**TASK OBJECTIVE:** Find how many lines in the material contain "this"; your answer should be that number alone.

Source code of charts
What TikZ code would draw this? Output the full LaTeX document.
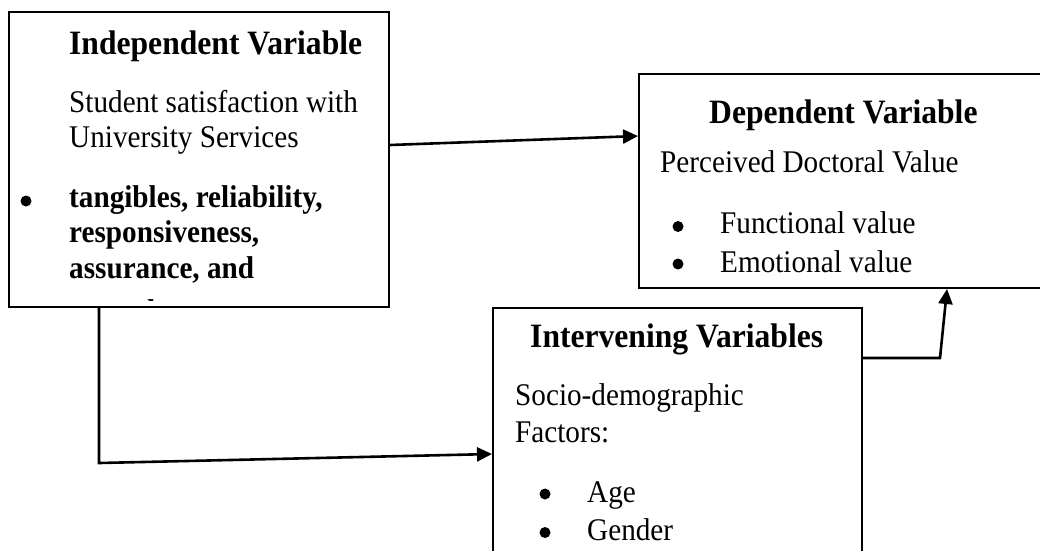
\documentclass[tikz,border=0pt]{standalone}
\usepackage{fontspec}
\setmainfont{Liberation Serif}
\usetikzlibrary{arrows.meta}

\tikzset{
  varbox/.style={draw, line width=2pt, rectangle, inner sep=0pt},
  headtxt/.style={anchor=base west, inner sep=0pt, yscale=1.08, font=\fontsize{31.6pt}{38pt}\selectfont\bfseries},
  bodytxt/.style={anchor=base west, inner sep=0pt, yscale=1.08, font=\fontsize{29.2pt}{35pt}\selectfont},
  boldtxt/.style={bodytxt, font=\fontsize{29.2pt}{35pt}\selectfont\bfseries},
  dotmark/.style={circle, fill, inner sep=0pt, minimum size=11pt},
  flow/.style={line width=2.6pt, -{Triangle[length=15pt,width=14pt]}}
}

\begin{document}
\begin{tikzpicture}[x=1pt,y=1pt]
\useasboundingbox (0,0) rectangle (1040,-550);
% the three boxes
\node [varbox, minimum width=380pt, minimum height=295pt] (indep) at (199,-159.5) {};
\node [varbox, minimum width=406pt, minimum height=214pt] (dep) at (842,-181) {};
\node [varbox, minimum width=369pt, minimum height=252pt] (interv) at (677.5,-434) {};
% independent variable
\node [headtxt] (indephead) at (69,-54) {Independent Variable};
\node [bodytxt] (indepa) at (69,-112) {Student satisfaction with};
\node [bodytxt] (indepb) at (69,-147) {University Services};
\node [dotmark] (indepdot) at (26,-201) {};
\node [boldtxt] (indepc) at (69,-207) {tangibles, reliability,};
\node [boldtxt] (indepd) at (69,-242) {responsiveness,};
\node [boldtxt] (indepe) at (69,-278) {assurance, and};
\begin{scope}
\clip (10,-13) rectangle (388,-300);
\node [boldtxt] (indepf) at (69,-321) {empathy};
\end{scope}
% dependent variable
\node [headtxt] (dephead) at (709,-123) {Dependent Variable};
\node [bodytxt] (depa) at (660,-172) {Perceived Doctoral Value};
\node [dotmark] (depdota) at (678,-226.5) {};
\node [bodytxt] (depb) at (720,-233) {Functional value};
\node [dotmark] (depdotb) at (678,-264) {};
\node [bodytxt] (depc) at (720,-272) {Emotional value};
% intervening variables
\node [headtxt] (intervhead) at (530,-347) {Intervening Variables};
\node [bodytxt] (interva) at (515,-405) {Socio-demographic};
\node [bodytxt] (intervb) at (515,-442) {Factors:};
\node [dotmark] (intervdota) at (545,-494) {};
\node [bodytxt] (intervc) at (587,-502) {Age};
\node [dotmark] (intervdotb) at (545,-532.5) {};
\node [bodytxt] (intervd) at (587,-540) {Gender};
% connectors
\coordinate (bendA) at (99,-463);
\coordinate (bendB) at (940,-358);
\draw [flow] ([yshift=14.5pt]indep.east) -- ([yshift=45pt]dep.west);
\draw [flow] (indep.south -| bendA) -- (bendA) -- ([yshift=-20pt]interv.west);
\draw [flow] (interv.east |- bendB) -- (bendB) -- ([xshift=105pt]dep.south);
\end{tikzpicture}
\end{document}
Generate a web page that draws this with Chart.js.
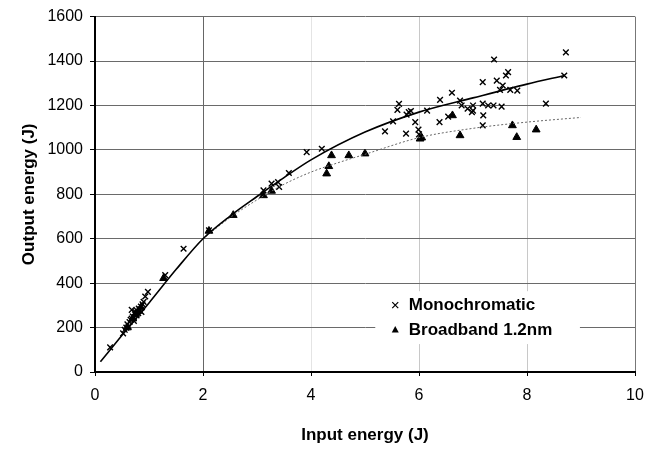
<!DOCTYPE html>
<html>
<head>
<meta charset="utf-8">
<script src="https://cdn.jsdelivr.net/npm/chart.js@4/dist/chart.umd.min.js"></script>
<style>
  html, body { margin: 0; padding: 0; background: #fff; }
  canvas { display: block; }
</style>
</head>
<body>
<canvas id="energyChart" width="654" height="451"></canvas>
<script>
// Monochromatic shots (x = input J, y = output J)
const monoX = [0.28, 0.52, 0.55, 0.58, 0.6, 0.62, 0.64, 0.66, 0.68, 0.68, 0.7, 0.72, 0.72, 0.74, 0.75, 0.77, 0.78, 0.8, 0.81, 0.83, 0.85, 0.86, 0.88, 0.9, 0.93, 0.98, 1.3,
  1.64, 2.11, 3.12, 3.27, 3.39, 3.41, 3.59, 3.92, 4.2,
  5.37, 5.52, 5.63, 5.6, 5.76, 5.77, 5.81, 5.85, 5.93, 5.99, 6.0, 6.15, 6.38, 6.39, 6.54, 6.61, 6.76, 6.79, 6.9, 6.98, 7.0, 7.0,
  7.18, 7.19, 7.18, 7.18, 7.28, 7.38, 7.39, 7.44, 7.53, 7.5, 7.55, 7.61, 7.65, 7.69, 7.82, 8.35, 8.69, 8.72];
const monoY = [111, 174, 190, 200, 215, 205, 225, 235, 240, 280, 250, 245, 230, 260, 270, 255, 275, 265, 285, 280, 295, 270, 305, 316, 340, 361, 436,
  555, 638, 818, 848, 855, 833, 896, 990, 1005,
  1083, 1128, 1207, 1180, 1073, 1159, 1170, 1175, 1125, 1091, 1070, 1177, 1125, 1225, 1150, 1257, 1222, 1200, 1185, 1170, 1200, 1177,
  1208, 1155, 1110, 1305, 1200, 1200, 1407, 1312, 1195, 1270, 1290, 1335, 1350, 1270, 1267, 1208, 1335, 1439];

// Broadband 1.2nm shots
const broadX = [0.6, 0.7, 0.75, 0.8, 0.85, 1.27, 2.11, 2.56, 3.12, 3.27, 4.29, 4.33, 4.38, 4.7, 5.0, 6.02, 6.05, 6.62, 6.76, 7.73, 7.81, 8.17];
const broadY = [200, 240, 260, 275, 290, 422, 635, 706, 795, 815, 893, 926, 975, 975, 983, 1050, 1055, 1155, 1065, 1110, 1057, 1091];

// trend curves
const monoFitX = [0.1, 0.5, 1, 1.5, 2, 2.5, 3, 3.5, 4, 5, 6, 7, 8, 8.7];
const monoFitY = [46, 165, 311, 461, 600, 702, 790, 875, 955, 1080, 1170, 1234, 1296, 1335];
const broadFitX = [2.0, 2.5, 3, 3.5, 4, 4.5, 5, 6, 7, 8, 9];
const broadFitY = [600, 695, 775, 845, 900, 942, 980, 1055, 1097, 1125, 1146];

const xTicks = [0, 2, 4, 6, 8, 10];
const yTicks = [0, 200, 400, 600, 800, 1000, 1200, 1400, 1600];

const toPoints = (xs, ys) => xs.map((x, i) => ({ x: x, y: ys[i] }));

// legend sits inside the plot, over the 200 J gridline
const insideLegend = {
  id: 'insideLegend',
  afterDatasetsDraw(chart) {
    const { ctx, chartArea } = chart;
    const w = chartArea.right - chartArea.left;
    const h = chartArea.bottom - chartArea.top;
    const boxL = chartArea.left + 0.519 * w;
    const boxR = chartArea.left + 0.898 * w;
    const row1 = chartArea.top + 0.812 * h;
    const row2 = chartArea.top + 0.882 * h;
    const markX = chartArea.left + 0.556 * w;
    const textX = chartArea.left + 0.581 * w;

    ctx.save();
    ctx.fillStyle = '#fff';
    ctx.fillRect(boxL, row1 - 14, boxR - boxL, row2 - row1 + 28);

    ctx.strokeStyle = '#000';
    ctx.lineWidth = 1.2;
    ctx.beginPath();
    ctx.moveTo(markX - 3, row1 - 3); ctx.lineTo(markX + 3, row1 + 3);
    ctx.moveTo(markX + 3, row1 - 3); ctx.lineTo(markX - 3, row1 + 3);
    ctx.stroke();

    ctx.fillStyle = '#000';
    ctx.beginPath();
    ctx.moveTo(markX, row2 - 4);
    ctx.lineTo(markX + 3.5, row2 + 2.5);
    ctx.lineTo(markX - 3.5, row2 + 2.5);
    ctx.closePath();
    ctx.fill();

    ctx.font = 'bold 17px "Liberation Sans", Arial, sans-serif';
    ctx.textBaseline = 'middle';
    ctx.fillText(chart.data.datasets[0].label, textX, row1);
    ctx.fillText(chart.data.datasets[1].label, textX, row2);
    ctx.restore();
  }
};

const xGridColor = (ctx) => {
  const v = ctx.tick ? ctx.tick.value : null;
  if (v === 2) return '#666';
  if (v === 6 || v === 8) return '#c8c8c8';
  if (v === 4) return '#e4e4e4';
  if (v === 10) return '#777';
  return 'rgba(0,0,0,0)';
};

new Chart(document.getElementById('energyChart'), {
  type: 'scatter',
  data: {
    datasets: [{
      label: 'Monochromatic',
      data: toPoints(monoX, monoY),
      pointStyle: 'crossRot',
      radius: 4,
      borderColor: '#000',
      backgroundColor: '#000',
      borderWidth: 1.4,
      order: 2
    }, {
      label: 'Broadband 1.2nm',
      data: toPoints(broadX, broadY),
      pointStyle: 'triangle',
      radius: 4.5,
      borderColor: '#000',
      backgroundColor: '#000',
      borderWidth: 1,
      order: 2
    }, {
      label: 'mono fit',
      type: 'line',
      data: toPoints(monoFitX, monoFitY),
      borderColor: '#000',
      borderWidth: 1.6,
      pointRadius: 0,
      cubicInterpolationMode: 'monotone',
      fill: false,
      order: 1
    }, {
      label: 'broad fit',
      type: 'line',
      data: toPoints(broadFitX, broadFitY),
      borderColor: '#666',
      borderWidth: 1,
      borderDash: [2, 2],
      pointRadius: 0,
      cubicInterpolationMode: 'monotone',
      fill: false,
      order: 1
    }]
  },
  options: {
    responsive: false,
    animation: false,
    layout: {
      padding: { top: 16, right: 19, left: 15, bottom: 0 }
    },
    plugins: {
      legend: { display: false },
      tooltip: { enabled: false }
    },
    scales: {
      x: {
        type: 'linear',
        min: 0,
        max: 10,
        afterBuildTicks: (scale) => { scale.ticks = xTicks.map(v => ({ value: v })); },
        afterFit: (scale) => { scale.height = 79; },
        border: { color: '#000', width: 2 },
        grid: { color: xGridColor, lineWidth: 1, tickLength: 4, tickColor: '#000', drawTicks: true },
        ticks: {
          color: '#000',
          padding: 10,
          callback: (v) => String(v),
          font: { family: '"Liberation Sans", Arial, sans-serif', size: 16 }
        },
        title: {
          display: true,
          text: 'Input energy (J)',
          color: '#000',
          padding: { top: 4, bottom: 5 },
          font: { family: '"Liberation Sans", Arial, sans-serif', size: 17, weight: 'bold' }
        }
      },
      y: {
        min: 0,
        max: 1600,
        afterBuildTicks: (scale) => { scale.ticks = yTicks.map(v => ({ value: v })); },
        afterFit: (scale) => { scale.width = 80; },
        border: { color: '#000', width: 2 },
        grid: {
          color: (ctx) => (ctx.tick && ctx.tick.value === 0 ? 'rgba(0,0,0,0)' : '#6a6a6a'),
          lineWidth: 1,
          tickLength: 5,
          tickColor: '#000'
        },
        ticks: {
          color: '#000',
          padding: 7,
          callback: (v) => String(v),
          font: { family: '"Liberation Sans", Arial, sans-serif', size: 16 }
        },
        title: {
          display: true,
          text: 'Output energy (J)',
          color: '#000',
          padding: { top: 4, bottom: 0 },
          font: { family: '"Liberation Sans", Arial, sans-serif', size: 17, weight: 'bold' }
        }
      }
    }
  },
  plugins: [insideLegend]
});
</script>
</body>
</html>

**EXERCISE RESPONSE:** 2